_Exercise goal_
Starting at the line that contains "Write the React, TypeScript" and stopping at the line that contains "import * as", transcribe every line of the material below exactly; pictures stay out.

_Dataset excerpts_
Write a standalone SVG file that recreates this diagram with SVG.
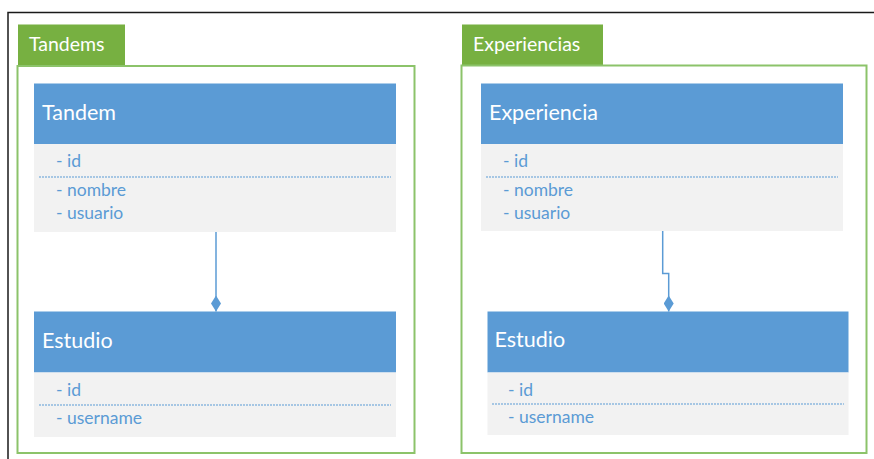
<svg xmlns="http://www.w3.org/2000/svg" width="874" height="459" viewBox="0 0 874 459">
<style>
.frame{fill:none;stroke:#1a1a1a;stroke-width:1.5}
.tab{fill:#77B041}
.tabt{fill:#fff;font-family:Lato,"Liberation Sans",sans-serif;font-size:19.5px}
.pkg{fill:none;stroke:#8CC36A;stroke-width:2}
.hdr{fill:#5B9BD5}
.body{fill:#F2F2F2}
.ht{fill:#fff;font-family:Lato,"Liberation Sans",sans-serif;font-size:21.5px}
.at{fill:#5B9BD5;font-family:Lato,"Liberation Sans",sans-serif;font-size:17.5px}
.sep{stroke:#5B9BD5;stroke-width:1;stroke-dasharray:2 1}
.conn{fill:none;stroke:#5B9BD5;stroke-width:1.5}
</style>
<defs>
<marker id="dia" viewBox="0 0 16 10" refX="16" refY="5" markerWidth="16" markerHeight="10" markerUnits="userSpaceOnUse" orient="auto">
<path d="M0,5 L8,0 L16,5 L8,10 Z" fill="#5B9BD5"/>
</marker>
</defs>
<path class="frame" d="M8,459 V12.5 H874"/>
<g id="pkg-tandems">
<rect class="tab" x="18" y="24.5" width="107" height="41.5"/>
<text class="tabt" x="29" y="51">Tandems</text>
<rect class="pkg" x="17.5" y="66" width="397" height="387"/>
</g>
<g id="pkg-experiencias">
<rect class="tab" x="462" y="24.5" width="141" height="41"/>
<text class="tabt" x="473" y="51">Experiencias</text>
<rect class="pkg" x="461.5" y="65.5" width="405" height="387.5"/>
</g>
<g id="tandem">
<rect class="hdr" x="34" y="83.5" width="362" height="60.5"/>
<rect class="body" x="34" y="144" width="362" height="88"/>
<text class="ht" x="42" y="120">Tandem</text>
<text class="at" x="56" y="167">- id</text>
<line class="sep" x1="39" y1="177" x2="391" y2="177"/>
<text class="at" x="56" y="196">- nombre</text>
<text class="at" x="56" y="219">- usuario</text>
</g>
<g id="estudio-1">
<rect class="hdr" x="34" y="311.5" width="362" height="61"/>
<rect class="body" x="34" y="372.5" width="362" height="64.5"/>
<text class="ht" x="42" y="348">Estudio</text>
<text class="at" x="56" y="396">- id</text>
<line class="sep" x1="39" y1="405" x2="391" y2="405"/>
<text class="at" x="56" y="424">- username</text>
</g>
<g id="experiencia">
<rect class="hdr" x="481" y="83.5" width="362" height="60.5"/>
<rect class="body" x="481" y="144" width="362" height="87"/>
<text class="ht" x="489" y="120">Experiencia</text>
<text class="at" x="503" y="167">- id</text>
<line class="sep" x1="486" y1="177" x2="838" y2="177"/>
<text class="at" x="503" y="196">- nombre</text>
<text class="at" x="503" y="219">- usuario</text>
</g>
<g id="estudio-2">
<rect class="hdr" x="487.5" y="311.5" width="361" height="61"/>
<rect class="body" x="487.5" y="372.5" width="361" height="62.5"/>
<text class="ht" x="494.5" y="347">Estudio</text>
<text class="at" x="508" y="396">- id</text>
<line class="sep" x1="492" y1="404" x2="844" y2="404"/>
<text class="at" x="508" y="423">- username</text>
</g>
<g id="connectors">
<path class="conn" d="M216,232 V311.5" marker-end="url(#dia)"/>
<path class="conn" d="M662.7,231 V273.5 H668.7 V311.5" marker-end="url(#dia)"/>
</g>
</svg>
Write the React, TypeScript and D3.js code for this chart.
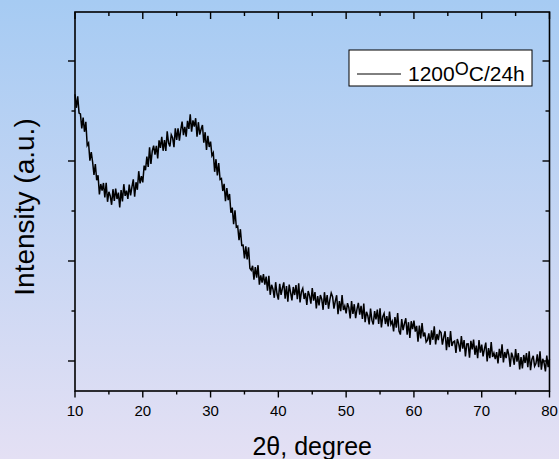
import React from "react";
import * as d3 from "d3";

const thetaStart = 10;
const thetaStep = 0.2;
const intensity = [
  1834, 1766, 1823, 1740, 1735, 1663, 1717, 1646, 1696, 1578,
  1590, 1502, 1544, 1495, 1431, 1485, 1404, 1429, 1333, 1385,
  1352, 1390, 1318, 1391, 1296, 1346, 1325, 1281, 1359, 1300,
  1362, 1310, 1342, 1268, 1355, 1298, 1384, 1326, 1352, 1310,
  1382, 1328, 1371, 1408, 1321, 1394, 1356, 1449, 1388, 1424,
  1393, 1477, 1454, 1522, 1470, 1568, 1485, 1550, 1577, 1532,
  1576, 1513, 1603, 1566, 1621, 1551, 1605, 1550, 1648, 1591,
  1573, 1631, 1616, 1569, 1663, 1606, 1663, 1602, 1656, 1697,
  1629, 1671, 1622, 1701, 1660, 1734, 1647, 1703, 1672, 1714,
  1622, 1694, 1632, 1659, 1680, 1592, 1644, 1555, 1626, 1570,
  1597, 1527, 1541, 1446, 1509, 1428, 1490, 1408, 1412, 1350,
  1386, 1299, 1365, 1304, 1335, 1241, 1267, 1184, 1254, 1169,
  1174, 1104, 1159, 1078, 1079, 1013, 1073, 1008, 1068, 964,
  954, 976, 907, 970, 917, 979, 882, 928, 892, 934,
  882, 922, 852, 926, 831, 881, 860, 816, 894, 835,
  807, 886, 831, 865, 893, 812, 875, 797, 882, 843,
  803, 870, 830, 880, 809, 888, 793, 846, 863, 810,
  840, 780, 850, 827, 787, 865, 802, 845, 763, 825,
  778, 830, 809, 756, 844, 781, 830, 761, 807, 840,
  822, 762, 799, 829, 734, 799, 749, 830, 755, 775,
  738, 789, 767, 713, 800, 736, 784, 714, 759, 791,
  732, 776, 710, 787, 694, 746, 726, 683, 762, 704,
  683, 749, 708, 757, 685, 763, 668, 721, 738, 685,
  724, 673, 747, 683, 699, 648, 720, 667, 740, 650,
  632, 710, 654, 687, 714, 632, 694, 615, 699, 659,
  702, 647, 676, 597, 677, 613, 690, 623, 642, 595,
  604, 638, 581, 653, 606, 674, 583, 635, 604, 650,
  642, 582, 619, 649, 554, 619, 569, 650, 575, 595,
  600, 540, 610, 587, 547, 625, 562, 605, 523, 585,
  586, 517, 601, 558, 607, 531, 577, 514, 605, 542,
  582, 523, 561, 592, 498, 564, 514, 595, 520, 540,
  509, 544, 488, 561, 515, 584, 493, 545, 514, 560,
  530, 471, 542, 520, 481, 560, 497, 540, 458, 520,
  463, 530, 490, 540, 469, 548, 454, 508, 526, 474,
  487, 533, 469, 548, 457, 511, 491, 448, 527, 469,
  509,
];

const xMajorTicks = [10, 20, 30, 40, 50, 60, 70, 80];
const xMinorTicks = [15, 25, 35, 45, 55, 65, 75];
const yMajorTicks = [500, 1000, 1500, 2000];
const yMinorTicks = [750, 1250, 1750];
const legendLabel = "1200";
const legendSup = "O";
const legendRest = "C/24h";
const xTitle = "2\u03b8, degree";
const yTitle = "Intensity (a.u.)";

export default function App() {
  const W = 559;
  const H = 459;
  const left = 75;
  const right = 549.5;
  const top = 12;
  const bottom = 391;

  const x = d3.scaleLinear().domain([10, 80]).range([left, right]);
  const y = d3.scaleLinear().domain([350, 2245]).range([bottom, top]);

  const data = intensity.map((v, i) => ({ t: thetaStart + i * thetaStep, v }));
  const line = d3
    .line<{ t: number; v: number }>()
    .x((d) => x(d.t))
    .y((d) => y(d.v));

  const font = "Arial, 'Liberation Sans', Helvetica, sans-serif";

  return (
    <div style={{ position: "fixed", left: 0, top: 0 }}>
      <style>{`body{margin:0}`}</style>
      <svg width={W} height={H} style={{ display: "block" }}>
        <defs>
          <linearGradient id="bg" x1="0" y1="0" x2="0" y2="1">
            <stop offset="0" stopColor="#a6cbf3" />
            <stop offset="1" stopColor="#e4e0f4" />
          </linearGradient>
        </defs>
        <rect x={0} y={0} width={W} height={H} fill="url(#bg)" />

        <path d={line(data) || ""} fill="none" stroke="#000" strokeWidth={1.5} strokeLinejoin="miter" />

        <rect x={left} y={top} width={right - left} height={bottom - top} fill="none" stroke="#000" strokeWidth={1.6} />

        {xMajorTicks.map((t) => (
          <line key={"bM" + t} x1={x(t)} x2={x(t)} y1={bottom} y2={bottom + 6.5} stroke="#000" strokeWidth={1.4} />
        ))}
        {xMinorTicks.map((t) => (
          <line key={"bm" + t} x1={x(t)} x2={x(t)} y1={bottom} y2={bottom + 3.5} stroke="#000" strokeWidth={1.4} />
        ))}
        {xMajorTicks.map((t) => (
          <line key={"tM" + t} x1={x(t)} x2={x(t)} y1={top} y2={top + 7} stroke="#000" strokeWidth={1.4} />
        ))}
        {xMinorTicks.map((t) => (
          <line key={"tm" + t} x1={x(t)} x2={x(t)} y1={top} y2={top + 4} stroke="#000" strokeWidth={1.4} />
        ))}
        {yMajorTicks.map((t) => (
          <line key={"lM" + t} x1={left - 7} x2={left} y1={y(t)} y2={y(t)} stroke="#000" strokeWidth={1.4} />
        ))}
        {yMinorTicks.map((t) => (
          <line key={"lm" + t} x1={left - 3.5} x2={left} y1={y(t)} y2={y(t)} stroke="#000" strokeWidth={1.4} />
        ))}
        {yMajorTicks.map((t) => (
          <line key={"rM" + t} x1={right - 7} x2={right} y1={y(t)} y2={y(t)} stroke="#000" strokeWidth={1.4} />
        ))}
        {yMinorTicks.map((t) => (
          <line key={"rm" + t} x1={right - 4} x2={right} y1={y(t)} y2={y(t)} stroke="#000" strokeWidth={1.4} />
        ))}

        {xMajorTicks.map((t) => (
          <text key={"lab" + t} x={x(t)} y={416} textAnchor="middle" fontFamily={font} fontSize={15} fill="#000">
            {t}
          </text>
        ))}

        <text x={(left + right) / 2} y={455} textAnchor="middle" fontFamily={font} fontSize={25} fill="#000">
          {xTitle}
        </text>
        <text
          transform={`translate(34, 207) rotate(-90)`}
          textAnchor="middle"
          fontFamily={font}
          fontSize={28}
          fill="#000"
        >
          {yTitle}
        </text>

        <rect x={349} y={50} width={183} height={36} fill="#fff" stroke="#000" strokeWidth={1} />
        <line x1={357} x2={401} y1={74} y2={74} stroke="#000" strokeWidth={1} />
        <text x={408} y={81} fontFamily={font} fontSize={21} fill="#000">
          {legendLabel}
          <tspan dy={-6} fontSize={18}>{legendSup}</tspan>
          <tspan dy={6}>{legendRest}</tspan>
        </text>
      </svg>
    </div>
  );
}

_Result of the task_
Write the React, TypeScript and D3.js code for this chart.
import React from "react";
import * as d3 from "d3";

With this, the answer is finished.